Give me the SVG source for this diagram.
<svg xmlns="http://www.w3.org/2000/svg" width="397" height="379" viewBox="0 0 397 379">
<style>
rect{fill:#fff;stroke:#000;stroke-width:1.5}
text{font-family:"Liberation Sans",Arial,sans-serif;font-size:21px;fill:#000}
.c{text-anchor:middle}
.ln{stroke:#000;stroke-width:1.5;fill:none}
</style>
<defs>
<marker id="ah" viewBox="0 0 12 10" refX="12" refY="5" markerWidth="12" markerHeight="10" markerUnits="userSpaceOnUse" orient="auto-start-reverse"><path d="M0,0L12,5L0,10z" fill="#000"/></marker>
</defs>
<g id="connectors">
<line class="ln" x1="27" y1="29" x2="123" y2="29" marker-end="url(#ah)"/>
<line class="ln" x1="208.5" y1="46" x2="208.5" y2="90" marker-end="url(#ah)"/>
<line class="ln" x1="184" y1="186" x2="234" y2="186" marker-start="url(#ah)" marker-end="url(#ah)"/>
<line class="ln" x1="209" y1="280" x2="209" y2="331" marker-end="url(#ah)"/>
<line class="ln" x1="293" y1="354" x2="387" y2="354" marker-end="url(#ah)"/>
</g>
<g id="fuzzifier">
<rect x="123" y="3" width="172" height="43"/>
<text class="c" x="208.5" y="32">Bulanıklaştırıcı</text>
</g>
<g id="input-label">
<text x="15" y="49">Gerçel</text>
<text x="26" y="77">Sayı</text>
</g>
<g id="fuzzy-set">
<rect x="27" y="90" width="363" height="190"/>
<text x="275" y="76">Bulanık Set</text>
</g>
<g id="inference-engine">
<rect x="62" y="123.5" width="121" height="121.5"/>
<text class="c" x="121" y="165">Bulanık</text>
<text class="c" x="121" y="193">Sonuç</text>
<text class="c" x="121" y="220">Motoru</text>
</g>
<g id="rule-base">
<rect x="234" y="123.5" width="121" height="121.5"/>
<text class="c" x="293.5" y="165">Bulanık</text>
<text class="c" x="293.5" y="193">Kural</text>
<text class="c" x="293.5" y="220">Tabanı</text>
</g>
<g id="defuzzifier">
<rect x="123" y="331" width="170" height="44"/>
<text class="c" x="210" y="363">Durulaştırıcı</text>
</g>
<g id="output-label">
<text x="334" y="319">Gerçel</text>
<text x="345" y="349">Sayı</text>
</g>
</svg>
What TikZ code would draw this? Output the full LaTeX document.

* _INSTRUCTION_:
Reproduce the data in full, exactly as presented.

* _RESULT OF THE TASK_:
Give me the SVG source for this diagram.
<svg xmlns="http://www.w3.org/2000/svg" width="397" height="379" viewBox="0 0 397 379">
<style>
rect{fill:#fff;stroke:#000;stroke-width:1.5}
text{font-family:"Liberation Sans",Arial,sans-serif;font-size:21px;fill:#000}
.c{text-anchor:middle}
.ln{stroke:#000;stroke-width:1.5;fill:none}
</style>
<defs>
<marker id="ah" viewBox="0 0 12 10" refX="12" refY="5" markerWidth="12" markerHeight="10" markerUnits="userSpaceOnUse" orient="auto-start-reverse"><path d="M0,0L12,5L0,10z" fill="#000"/></marker>
</defs>
<g id="connectors">
<line class="ln" x1="27" y1="29" x2="123" y2="29" marker-end="url(#ah)"/>
<line class="ln" x1="208.5" y1="46" x2="208.5" y2="90" marker-end="url(#ah)"/>
<line class="ln" x1="184" y1="186" x2="234" y2="186" marker-start="url(#ah)" marker-end="url(#ah)"/>
<line class="ln" x1="209" y1="280" x2="209" y2="331" marker-end="url(#ah)"/>
<line class="ln" x1="293" y1="354" x2="387" y2="354" marker-end="url(#ah)"/>
</g>
<g id="fuzzifier">
<rect x="123" y="3" width="172" height="43"/>
<text class="c" x="208.5" y="32">Bulanıklaştırıcı</text>
</g>
<g id="input-label">
<text x="15" y="49">Gerçel</text>
<text x="26" y="77">Sayı</text>
</g>
<g id="fuzzy-set">
<rect x="27" y="90" width="363" height="190"/>
<text x="275" y="76">Bulanık Set</text>
</g>
<g id="inference-engine">
<rect x="62" y="123.5" width="121" height="121.5"/>
<text class="c" x="121" y="165">Bulanık</text>
<text class="c" x="121" y="193">Sonuç</text>
<text class="c" x="121" y="220">Motoru</text>
</g>
<g id="rule-base">
<rect x="234" y="123.5" width="121" height="121.5"/>
<text class="c" x="293.5" y="165">Bulanık</text>
<text class="c" x="293.5" y="193">Kural</text>
<text class="c" x="293.5" y="220">Tabanı</text>
</g>
<g id="defuzzifier">
<rect x="123" y="331" width="170" height="44"/>
<text class="c" x="210" y="363">Durulaştırıcı</text>
</g>
<g id="output-label">
<text x="334" y="319">Gerçel</text>
<text x="345" y="349">Sayı</text>
</g>
</svg>
What TikZ code would draw this? Output the full LaTeX document.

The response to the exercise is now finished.